Currently I am gripped by a debilitating anxiety about going back to work full time and the kids going back to school. The onset of the "new normal" is breathing down my neck and I feel far from normal.
Somewhere I read something about anxiety and grief in which the author called it the missing stage* from the traditional model. I'm a bad student and don't recall my source but I remember the quote distinctly because it resonated with me. Anyone who knows me knows that I run anxious, but right now what I'm feeling is different. I have taught my classes before and it is not rocket science to get them started. Yes, I'm taking on an interim new role but there is a lot of support for it. None of this should or normally would be causing the constant flippy feeling in the pit of my stomach. It is all tied up in muddling through living with loss.
Much as I know the routine will be good for the three of us, I really don't want to leave our summer cocoon where nobody expects much from us. I do not want to start a brand new school year without Chris. Last year he was able to go to the elementary school open house and was fully involved in kicking off the year despite it being a difficult, uncertain time. Now he is not here.

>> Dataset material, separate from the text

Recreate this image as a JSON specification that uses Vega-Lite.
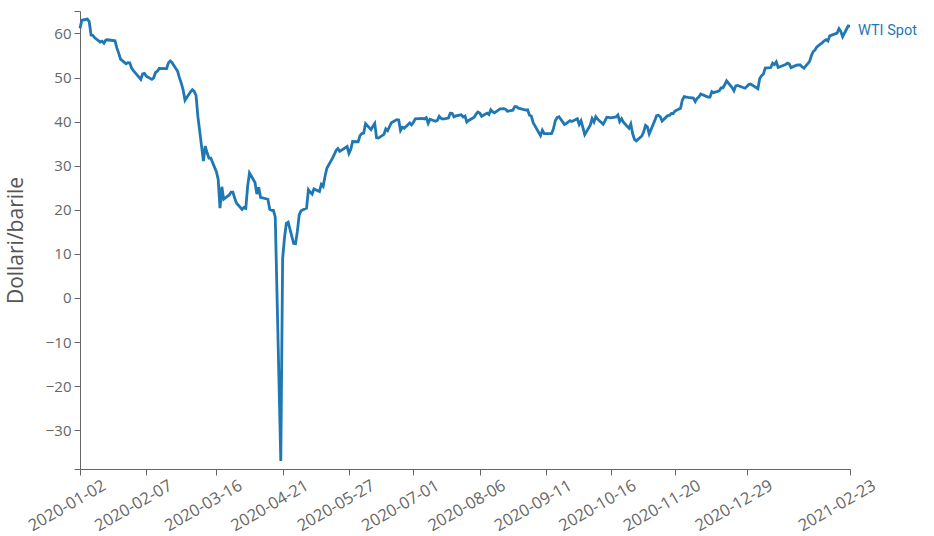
{
"$schema": "https://vega.github.io/schema/vega-lite/v6.json",
"width": 770, "height": 458,
"autosize": "none",
"padding": {"left": 80, "top": 11, "right": 84, "bottom": 67},
"config": {"view": {"stroke": null}, "font": "Open Sans"},
"data": {"values": [
{"d":"2020-01-02","v":61.17},{"d":"2020-01-03","v":63.00},{"d":"2020-01-06","v":63.27},{"d":"2020-01-07","v":62.70},{"d":"2020-01-08","v":59.65},{"d":"2020-01-09","v":59.56},{"d":"2020-01-10","v":59.02},{"d":"2020-01-13","v":58.04},{"d":"2020-01-14","v":58.23},{"d":"2020-01-15","v":57.81},{"d":"2020-01-16","v":58.52},{"d":"2020-01-17","v":58.58},{"d":"2020-01-21","v":58.34},{"d":"2020-01-22","v":56.73},{"d":"2020-01-23","v":55.55},{"d":"2020-01-24","v":54.18},{"d":"2020-01-27","v":53.13},{"d":"2020-01-28","v":53.39},{"d":"2020-01-29","v":53.35},{"d":"2020-01-30","v":52.17},{"d":"2020-01-31","v":51.58},
{"d":"2020-02-03","v":50.10},{"d":"2020-02-04","v":49.59},{"d":"2020-02-05","v":50.81},{"d":"2020-02-06","v":50.94},{"d":"2020-02-07","v":50.31},{"d":"2020-02-10","v":49.59},{"d":"2020-02-11","v":49.94},{"d":"2020-02-12","v":51.16},{"d":"2020-02-13","v":51.42},{"d":"2020-02-14","v":52.07},{"d":"2020-02-18","v":52.03},{"d":"2020-02-19","v":53.32},{"d":"2020-02-20","v":53.78},{"d":"2020-02-21","v":53.38},{"d":"2020-02-24","v":51.43},{"d":"2020-02-25","v":49.92},{"d":"2020-02-26","v":48.72},{"d":"2020-02-27","v":47.17},{"d":"2020-02-28","v":44.83},
{"d":"2020-03-02","v":46.78},{"d":"2020-03-03","v":47.23},{"d":"2020-03-04","v":46.85},{"d":"2020-03-05","v":45.93},{"d":"2020-03-06","v":41.14},{"d":"2020-03-09","v":31.05},{"d":"2020-03-10","v":34.47},{"d":"2020-03-11","v":32.93},{"d":"2020-03-12","v":31.73},{"d":"2020-03-13","v":31.72},{"d":"2020-03-16","v":28.69},{"d":"2020-03-17","v":26.95},{"d":"2020-03-18","v":20.37},{"d":"2020-03-19","v":25.22},{"d":"2020-03-20","v":22.39},{"d":"2020-03-23","v":23.37},{"d":"2020-03-24","v":24.00},{"d":"2020-03-25","v":24.01},{"d":"2020-03-26","v":22.60},{"d":"2020-03-27","v":21.51},{"d":"2020-03-30","v":20.09},{"d":"2020-03-31","v":20.51},
{"d":"2020-04-01","v":20.31},{"d":"2020-04-02","v":25.32},{"d":"2020-04-03","v":28.34},{"d":"2020-04-06","v":26.21},{"d":"2020-04-07","v":23.56},{"d":"2020-04-08","v":25.10},{"d":"2020-04-09","v":22.82},{"d":"2020-04-13","v":22.39},{"d":"2020-04-14","v":20.10},{"d":"2020-04-15","v":19.87},{"d":"2020-04-16","v":19.87},{"d":"2020-04-17","v":18.31},{"d":"2020-04-20","v":-36.98},{"d":"2020-04-21","v":8.91},{"d":"2020-04-22","v":13.64},{"d":"2020-04-23","v":16.94},{"d":"2020-04-24","v":17.18},{"d":"2020-04-27","v":12.34},{"d":"2020-04-28","v":12.29},{"d":"2020-04-29","v":15.10},{"d":"2020-04-30","v":18.84},
{"d":"2020-05-01","v":19.78},{"d":"2020-05-04","v":20.39},{"d":"2020-05-05","v":24.56},{"d":"2020-05-06","v":23.99},{"d":"2020-05-07","v":23.55},{"d":"2020-05-08","v":24.74},{"d":"2020-05-11","v":24.17},{"d":"2020-05-12","v":25.77},{"d":"2020-05-13","v":25.29},{"d":"2020-05-14","v":27.56},{"d":"2020-05-15","v":29.44},{"d":"2020-05-18","v":31.65},{"d":"2020-05-19","v":32.49},{"d":"2020-05-20","v":33.47},{"d":"2020-05-21","v":33.92},{"d":"2020-05-22","v":33.25},{"d":"2020-05-26","v":34.35},{"d":"2020-05-27","v":32.81},{"d":"2020-05-28","v":33.71},{"d":"2020-05-29","v":35.49},
{"d":"2020-06-01","v":35.44},{"d":"2020-06-02","v":36.83},{"d":"2020-06-03","v":37.29},{"d":"2020-06-04","v":37.41},{"d":"2020-06-05","v":39.55},{"d":"2020-06-08","v":38.19},{"d":"2020-06-09","v":38.94},{"d":"2020-06-10","v":39.60},{"d":"2020-06-11","v":36.34},{"d":"2020-06-12","v":36.26},{"d":"2020-06-15","v":37.12},{"d":"2020-06-16","v":38.38},{"d":"2020-06-17","v":37.96},{"d":"2020-06-18","v":38.84},{"d":"2020-06-19","v":39.75},{"d":"2020-06-22","v":40.46},{"d":"2020-06-23","v":40.37},{"d":"2020-06-24","v":38.01},{"d":"2020-06-25","v":38.72},{"d":"2020-06-26","v":38.49},{"d":"2020-06-29","v":39.70},{"d":"2020-06-30","v":39.27},
{"d":"2020-07-01","v":39.86},{"d":"2020-07-02","v":40.63},{"d":"2020-07-06","v":40.73},{"d":"2020-07-07","v":40.60},{"d":"2020-07-08","v":40.90},{"d":"2020-07-09","v":39.62},{"d":"2020-07-10","v":40.55},{"d":"2020-07-13","v":40.10},{"d":"2020-07-14","v":40.29},{"d":"2020-07-15","v":41.20},{"d":"2020-07-16","v":40.75},{"d":"2020-07-17","v":40.59},{"d":"2020-07-20","v":40.81},{"d":"2020-07-21","v":41.92},{"d":"2020-07-22","v":41.90},{"d":"2020-07-23","v":41.07},{"d":"2020-07-24","v":41.29},{"d":"2020-07-27","v":41.54},{"d":"2020-07-28","v":41.04},{"d":"2020-07-29","v":41.27},{"d":"2020-07-30","v":39.92},{"d":"2020-07-31","v":40.27},
{"d":"2020-08-03","v":41.01},{"d":"2020-08-04","v":41.70},{"d":"2020-08-05","v":42.19},{"d":"2020-08-06","v":41.95},{"d":"2020-08-07","v":41.22},{"d":"2020-08-10","v":41.94},{"d":"2020-08-11","v":41.61},{"d":"2020-08-12","v":42.67},{"d":"2020-08-13","v":42.24},{"d":"2020-08-14","v":42.01},{"d":"2020-08-17","v":42.89},{"d":"2020-08-18","v":42.89},{"d":"2020-08-19","v":42.93},{"d":"2020-08-20","v":42.82},{"d":"2020-08-21","v":42.35},{"d":"2020-08-24","v":42.61},{"d":"2020-08-25","v":43.39},{"d":"2020-08-26","v":43.40},{"d":"2020-08-27","v":43.04},{"d":"2020-08-28","v":42.96},{"d":"2020-08-31","v":42.62},
{"d":"2020-09-01","v":42.69},{"d":"2020-09-02","v":41.46},{"d":"2020-09-03","v":41.27},{"d":"2020-09-04","v":39.77},{"d":"2020-09-08","v":36.81},{"d":"2020-09-09","v":38.04},{"d":"2020-09-10","v":37.29},{"d":"2020-09-11","v":37.30},{"d":"2020-09-14","v":37.28},{"d":"2020-09-15","v":38.34},{"d":"2020-09-16","v":40.19},{"d":"2020-09-17","v":40.93},{"d":"2020-09-18","v":41.10},{"d":"2020-09-21","v":39.37},{"d":"2020-09-22","v":39.55},{"d":"2020-09-23","v":39.92},{"d":"2020-09-24","v":40.23},{"d":"2020-09-25","v":40.04},{"d":"2020-09-28","v":40.65},{"d":"2020-09-29","v":39.38},{"d":"2020-09-30","v":40.19},
{"d":"2020-10-01","v":38.71},{"d":"2020-10-02","v":37.05},{"d":"2020-10-05","v":39.22},{"d":"2020-10-06","v":40.66},{"d":"2020-10-07","v":39.91},{"d":"2020-10-08","v":41.12},{"d":"2020-10-09","v":40.56},{"d":"2020-10-12","v":39.43},{"d":"2020-10-13","v":40.19},{"d":"2020-10-14","v":41.02},{"d":"2020-10-15","v":40.99},{"d":"2020-10-16","v":40.88},{"d":"2020-10-19","v":41.07},{"d":"2020-10-20","v":41.52},{"d":"2020-10-21","v":40.02},{"d":"2020-10-22","v":40.67},{"d":"2020-10-23","v":39.87},{"d":"2020-10-26","v":38.50},{"d":"2020-10-27","v":39.48},{"d":"2020-10-28","v":37.26},{"d":"2020-10-29","v":35.97},{"d":"2020-10-30","v":35.64},
{"d":"2020-11-02","v":36.75},{"d":"2020-11-03","v":37.70},{"d":"2020-11-04","v":39.16},{"d":"2020-11-05","v":38.82},{"d":"2020-11-06","v":37.21},{"d":"2020-11-09","v":40.23},{"d":"2020-11-10","v":41.34},{"d":"2020-11-11","v":41.45},{"d":"2020-11-12","v":41.11},{"d":"2020-11-13","v":40.12},{"d":"2020-11-16","v":41.36},{"d":"2020-11-17","v":41.41},{"d":"2020-11-18","v":41.84},{"d":"2020-11-19","v":41.82},{"d":"2020-11-20","v":42.41},{"d":"2020-11-23","v":43.05},{"d":"2020-11-24","v":44.91},{"d":"2020-11-25","v":45.71},{"d":"2020-11-27","v":45.53},{"d":"2020-11-30","v":45.34},
{"d":"2020-12-01","v":44.56},{"d":"2020-12-02","v":45.27},{"d":"2020-12-03","v":45.63},{"d":"2020-12-04","v":46.26},{"d":"2020-12-07","v":45.74},{"d":"2020-12-08","v":45.57},{"d":"2020-12-09","v":45.56},{"d":"2020-12-10","v":46.81},{"d":"2020-12-11","v":46.57},{"d":"2020-12-14","v":46.98},{"d":"2020-12-15","v":47.64},{"d":"2020-12-16","v":47.67},{"d":"2020-12-17","v":48.37},{"d":"2020-12-18","v":49.24},{"d":"2020-12-21","v":47.74},{"d":"2020-12-22","v":47.02},{"d":"2020-12-23","v":48.12},{"d":"2020-12-24","v":48.23},{"d":"2020-12-28","v":47.59},{"d":"2020-12-29","v":48.00},{"d":"2020-12-30","v":48.40},{"d":"2020-12-31","v":48.52},
{"d":"2021-01-04","v":47.47},{"d":"2021-01-05","v":49.78},{"d":"2021-01-06","v":50.45},{"d":"2021-01-07","v":50.80},{"d":"2021-01-08","v":52.14},{"d":"2021-01-11","v":52.27},{"d":"2021-01-12","v":53.26},{"d":"2021-01-13","v":52.94},{"d":"2021-01-14","v":53.56},{"d":"2021-01-15","v":52.29},{"d":"2021-01-19","v":52.96},{"d":"2021-01-20","v":53.27},{"d":"2021-01-21","v":53.12},{"d":"2021-01-22","v":52.25},{"d":"2021-01-25","v":52.80},{"d":"2021-01-26","v":52.85},{"d":"2021-01-27","v":52.88},{"d":"2021-01-28","v":52.40},{"d":"2021-01-29","v":52.15},
{"d":"2021-02-01","v":53.62},{"d":"2021-02-02","v":54.89},{"d":"2021-02-03","v":55.91},{"d":"2021-02-04","v":56.25},{"d":"2021-02-05","v":56.96},{"d":"2021-02-08","v":57.94},{"d":"2021-02-09","v":58.33},{"d":"2021-02-10","v":58.59},{"d":"2021-02-11","v":58.28},{"d":"2021-02-12","v":59.47},{"d":"2021-02-16","v":60.08},{"d":"2021-02-17","v":61.09},{"d":"2021-02-18","v":60.50},{"d":"2021-02-19","v":59.26},{"d":"2021-02-22","v":61.70},{"d":"2021-02-23","v":61.69}
]},
"encoding": {
  "x": {"field": "d", "type": "temporal",
    "scale": {"type": "utc", "domain": [{"year": 2020, "month": 1, "date": 2, "utc": true}, {"year": 2021, "month": 2, "date": 23, "utc": true}]},
    "axis": {"title": null, "grid": false,
      "values": [
        {"year": 2020, "month": 1, "date": 2, "utc": true},
        {"year": 2020, "month": 2, "date": 7, "utc": true},
        {"year": 2020, "month": 3, "date": 16, "utc": true},
        {"year": 2020, "month": 4, "date": 21, "utc": true},
        {"year": 2020, "month": 5, "date": 27, "utc": true},
        {"year": 2020, "month": 7, "date": 1, "utc": true},
        {"year": 2020, "month": 8, "date": 6, "utc": true},
        {"year": 2020, "month": 9, "date": 11, "utc": true},
        {"year": 2020, "month": 10, "date": 16, "utc": true},
        {"year": 2020, "month": 11, "date": 20, "utc": true},
        {"year": 2020, "month": 12, "date": 29, "utc": true},
        {"year": 2021, "month": 2, "date": 23, "utc": true}
      ],
      "labelExpr": "utcFormat(datum.value, '%Y-%m-%d')",
      "labelAngle": -30, "labelAlign": "right", "labelBaseline": "top",
      "labelOffset": 20, "labelPadding": 2,
      "labelFontSize": 16.5, "labelColor": "#666666", "labelFont": "Open Sans",
      "labelOverlap": false, "labelFlush": false, "labelBound": false,
      "tickSize": 6, "tickColor": "#666666", "domainColor": "#666666"}
  },
  "y": {"field": "v", "type": "quantitative",
    "scale": {"domain": [-38.8, 65.1], "nice": false, "zero": false},
    "axis": {"title": "Dollari/barile", "grid": false,
      "values": [-38.8, -30, -20, -10, 0, 10, 20, 30, 40, 50, 60, 65.1],
      "labelExpr": "datum.value % 10 == 0 ? datum.label : ''",
      "labelFontSize": 15, "labelColor": "#666666", "labelFont": "Open Sans",
      "labelPadding": 3, "labelFlush": false, "labelOverlap": false,
      "tickSize": 6, "tickColor": "#666666", "domainColor": "#666666",
      "titleFont": "Open Sans", "titleFontSize": 21, "titleFontWeight": "normal", "titleColor": "#555555", "titlePadding": 19}
  }
},
"layer": [
  {"mark": {"type": "line", "color": "#1f77b4", "strokeWidth": 2.8}},
  {"transform": [{"filter": "utcFormat(datum.d, '%Y-%m-%d') == '2021-02-23'"}],
   "mark": {"type": "text", "align": "left", "baseline": "middle", "dx": 8, "dy": 5, "font": "Roboto", "fontSize": 14.5, "color": "#1f77b4"},
   "encoding": {"text": {"value": "WTI Spot"}}}
]
}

The anxiety creeps up when I stop living one moment at a time, and that is now necessary because functioning in today's world requires concentration, planning, scheduling, timely communication, and execution of all of those plans. Everything is different now. I don't want to think about how it is permanent nor project into the future when the kids are grown and flown, but I am doing that. I don't like what I see ahead of me and there's nothing I can presently do to fix it. Hence, massive anxiety.

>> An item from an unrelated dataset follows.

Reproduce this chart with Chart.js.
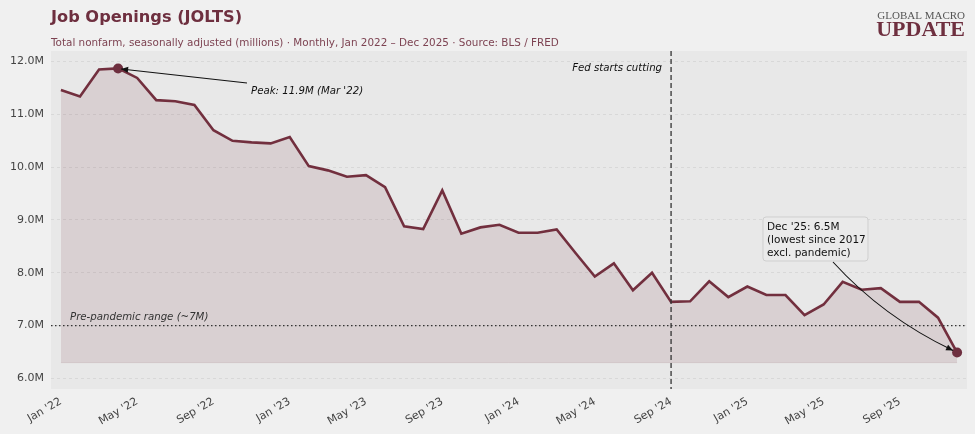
<!DOCTYPE html>
<html lang="en">
<head>
  <meta charset="UTF-8">
  <title>Job Openings (JOLTS)</title>
  <script src="https://cdn.jsdelivr.net/npm/chart.js"></script>
  <style>
    html, body {
      margin: 0;
      padding: 0;
      background: #f0f0f0;
    }
    #wrap {
      position: relative;
      width: 975px;
      height: 434px;
    }
  </style>
</head>
<body>
  <div id="wrap">
    <canvas id="chart" width="975" height="434"></canvas>
  </div>

  <script>
    // monthly openings, millions (Jan 2022 .. Dec 2025)
    const months = [
      "Jan '22","Feb '22","Mar '22","Apr '22","May '22","Jun '22","Jul '22","Aug '22","Sep '22","Oct '22","Nov '22","Dec '22",
      "Jan '23","Feb '23","Mar '23","Apr '23","May '23","Jun '23","Jul '23","Aug '23","Sep '23","Oct '23","Nov '23","Dec '23",
      "Jan '24","Feb '24","Mar '24","Apr '24","May '24","Jun '24","Jul '24","Aug '24","Sep '24","Oct '24","Nov '24","Dec '24",
      "Jan '25","Feb '25","Mar '25","Apr '25","May '25","Jun '25","Jul '25","Aug '25","Sep '25","Oct '25","Nov '25","Dec '25"
    ];
    const openings = [
      11.46, 11.34, 11.85, 11.87, 11.69, 11.27, 11.25, 11.18, 10.70, 10.50, 10.47, 10.45,
      10.57, 10.02, 9.94, 9.82, 9.85, 9.62, 8.88, 8.83, 9.56, 8.74, 8.86, 8.91,
      8.76, 8.76, 8.82, 8.37, 7.93, 8.18, 7.67, 8.00, 7.45, 7.46, 7.84, 7.54,
      7.74, 7.58, 7.58, 7.20, 7.40, 7.83, 7.68, 7.71, 7.45, 7.45, 7.15, 6.49
    ];
    const xTickIdx = [0, 4, 8, 12, 16, 20, 24, 28, 32, 36, 40, 44];
    const yTicks = [6, 7, 8, 9, 10, 11, 12];
    const fillBase = 6.3;
    const prePandemic = 7.0;
    const fedCutIdx = 32;   // Sep '24
    const peakIdx = 3;
    const lastIdx = openings.length - 1;

    const MAROON = '#722f3e';
    const FONT = "'DejaVu Sans', sans-serif";

    // plot background + titles + annotations
    const decor = {
      id: 'decor',
      beforeDraw(chart) {
        const { ctx, chartArea: a } = chart;
        ctx.save();
        ctx.fillStyle = '#e8e8e8';
        ctx.fillRect(a.left, a.top, a.right - a.left, a.bottom - a.top);
        ctx.restore();
      },
      afterDraw(chart) {
        const { ctx, chartArea: a, scales } = chart;
        const xs = scales.x, ys = scales.y;
        ctx.save();

        // title block
        ctx.textBaseline = 'alphabetic';
        ctx.textAlign = 'left';
        ctx.fillStyle = '#6e2f3f';
        ctx.font = "bold 16.2px " + FONT;
        ctx.fillText('Job Openings (JOLTS)', 51, 22);
        ctx.fillStyle = '#7d4352';
        ctx.font = "10.4px " + FONT;
        ctx.fillText('Total nonfarm, seasonally adjusted (millions) \u00b7 Monthly, Jan 2022 \u2013 Dec 2025 \u00b7 Source: BLS / FRED', 51, 46);

        // logo
        ctx.textAlign = 'right';
        ctx.fillStyle = '#555';
        ctx.font = "11px 'Liberation Serif', serif";
        ctx.fillText('GLOBAL MACRO', 965, 18.5);
        ctx.fillStyle = '#6e2f3f';
        ctx.font = "bold 22px 'Liberation Serif', serif";
        ctx.fillText('UPDATE', 965, 36);

        // fill outline at the base
        const yb = ys.getPixelForValue(fillBase);
        ctx.strokeStyle = 'rgba(114,47,61,0.12)';
        ctx.lineWidth = 1;
        ctx.beginPath();
        ctx.moveTo(xs.getPixelForValue(0), yb);
        ctx.lineTo(xs.getPixelForValue(lastIdx), yb);
        ctx.stroke();

        // pre-pandemic dotted line
        const y7 = ys.getPixelForValue(prePandemic);
        ctx.strokeStyle = '#333';
        ctx.lineWidth = 1.2;
        ctx.setLineDash([1.5, 2.5]);
        ctx.beginPath();
        ctx.moveTo(a.left, y7);
        ctx.lineTo(a.right, y7);
        ctx.stroke();
        ctx.setLineDash([]);
        ctx.textAlign = 'left';
        ctx.fillStyle = '#333';
        ctx.font = "italic 10.2px " + FONT;
        ctx.fillText('Pre-pandemic range (~7M)', 70, y7 - 6);

        // Fed cut vertical dashed line
        const xf = xs.getPixelForValue(fedCutIdx);
        ctx.strokeStyle = '#333';
        ctx.lineWidth = 1.3;
        ctx.setLineDash([5, 3]);
        ctx.beginPath();
        ctx.moveTo(xf, a.top);
        ctx.lineTo(xf, a.bottom);
        ctx.stroke();
        ctx.setLineDash([]);
        ctx.textAlign = 'right';
        ctx.fillStyle = '#111';
        ctx.fillText('Fed starts cutting', xf - 9, 71);

        // peak annotation
        const px = xs.getPixelForValue(peakIdx), py = ys.getPixelForValue(openings[peakIdx]);
        ctx.textAlign = 'left';
        ctx.fillStyle = '#111';
        ctx.fillText('Peak: 11.9M (Mar \'22)', 251, 94);
        arrow(ctx, 247, 83, px + 3, py + 0.5, null);

        // Dec '25 box
        const bx = 763, by = 217, bw = 105, bh = 44;
        ctx.fillStyle = '#eaeaea';
        ctx.strokeStyle = '#cfcfcf';
        ctx.lineWidth = 1;
        ctx.beginPath();
        ctx.roundRect(bx, by, bw, bh, 3);
        ctx.fill();
        ctx.stroke();
        ctx.fillStyle = '#111';
        ctx.font = "10.5px " + FONT;
        ctx.fillText('Dec \'25: 6.5M', bx + 4, by + 13);
        ctx.fillText('(lowest since 2017', bx + 4, by + 26);
        ctx.fillText('excl. pandemic)', bx + 4, by + 38.5);
        const ex = xs.getPixelForValue(lastIdx), ey = ys.getPixelForValue(openings[lastIdx]);
        arrow(ctx, 833, by + bh + 1, ex - 4, ey - 2, { x: 883, y: 317 });

        ctx.restore();
      }
    };

    function arrow(ctx, x0, y0, x1, y1, ctrl) {
      ctx.strokeStyle = '#111';
      ctx.fillStyle = '#111';
      ctx.lineWidth = 1.1;
      ctx.beginPath();
      ctx.moveTo(x0, y0);
      let ang;
      if (ctrl) {
        ctx.quadraticCurveTo(ctrl.x, ctrl.y, x1, y1);
        ang = Math.atan2(y1 - ctrl.y, x1 - ctrl.x);
      } else {
        ctx.lineTo(x1, y1);
        ang = Math.atan2(y1 - y0, x1 - x0);
      }
      ctx.stroke();
      const L = 7, W = 3;
      ctx.beginPath();
      ctx.moveTo(x1, y1);
      ctx.lineTo(x1 - L * Math.cos(ang) + W * Math.sin(ang), y1 - L * Math.sin(ang) - W * Math.cos(ang));
      ctx.lineTo(x1 - L * Math.cos(ang) - W * Math.sin(ang), y1 - L * Math.sin(ang) + W * Math.cos(ang));
      ctx.closePath();
      ctx.fill();
    }

    const lineData = openings.map((v, i) => ({ x: i, y: v }));
    const markers = [peakIdx, lastIdx].map(i => ({ x: i, y: openings[i] }));

    new Chart(document.getElementById('chart').getContext('2d'), {
      type: 'line',
      data: {
        datasets: [
          {
            label: 'Job openings',
            data: markers,
            showLine: false,
            pointRadius: 5,
            pointBackgroundColor: '#6e2f3f',
            pointBorderWidth: 0
          },
          {
            label: 'Openings',
            data: lineData,
            borderColor: MAROON,
            borderWidth: 2.6,
            pointRadius: 0,
            tension: 0,
            fill: { value: fillBase },
            backgroundColor: 'rgba(114,47,61,0.13)'
          }
        ]
      },
      options: {
        responsive: false,
        animation: false,
        layout: { padding: { top: 51, right: 8, left: 0, bottom: 0 } },
        plugins: {
          legend: { display: false },
          tooltip: { enabled: false }
        },
        scales: {
          x: {
            type: 'linear',
            min: -0.52,
            max: 47.52,
            afterBuildTicks(scale) {
              scale.ticks = xTickIdx.map(v => ({ value: v }));
            },
            afterFit(scale) { scale.height = 45; },
            grid: { display: false, drawTicks: false },
            border: { display: false },
            ticks: {
              minRotation: 30,
              maxRotation: 30,
              padding: 6,
              color: '#444',
              font: { family: FONT, size: 11 },
              callback: v => months[v]
            }
          },
          y: {
            min: 5.8,
            max: 12.2,
            afterBuildTicks(scale) {
              scale.ticks = yTicks.map(v => ({ value: v }));
            },
            afterFit(scale) { scale.width = 51; },
            grid: { color: '#d3d3d3', lineWidth: 0.8, drawTicks: false },
            border: { display: false, dash: [3, 3] },
            ticks: {
              padding: 7,
              color: '#444',
              font: { family: FONT, size: 11 },
              callback: v => v.toFixed(1) + 'M'
            }
          }
        }
      },
      plugins: [decor]
    });
  </script>
</body>
</html>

It will get better, I do believe that it will. I've made mental plans to take some steps to make life easier, like hiring a cleaner a couple times a month. Minimizing stress will be key, as will getting exercise worked back into the routine. I just need to get a few weeks into it all. Likely the return to work will be good and healthy for me. Best of all, I get to do it with a new job title which means that I don't need to prove myself. I already did. So take that, anxiety!
*Elisabeth Kubler-Ross first described these stages for the terminally ill, not for those living with loss. Much has been written about the shortcomings of the 5 stages of grief for survivors of the death of a loved one because they are not sequential for everyone and the phases can return repeatedly over years.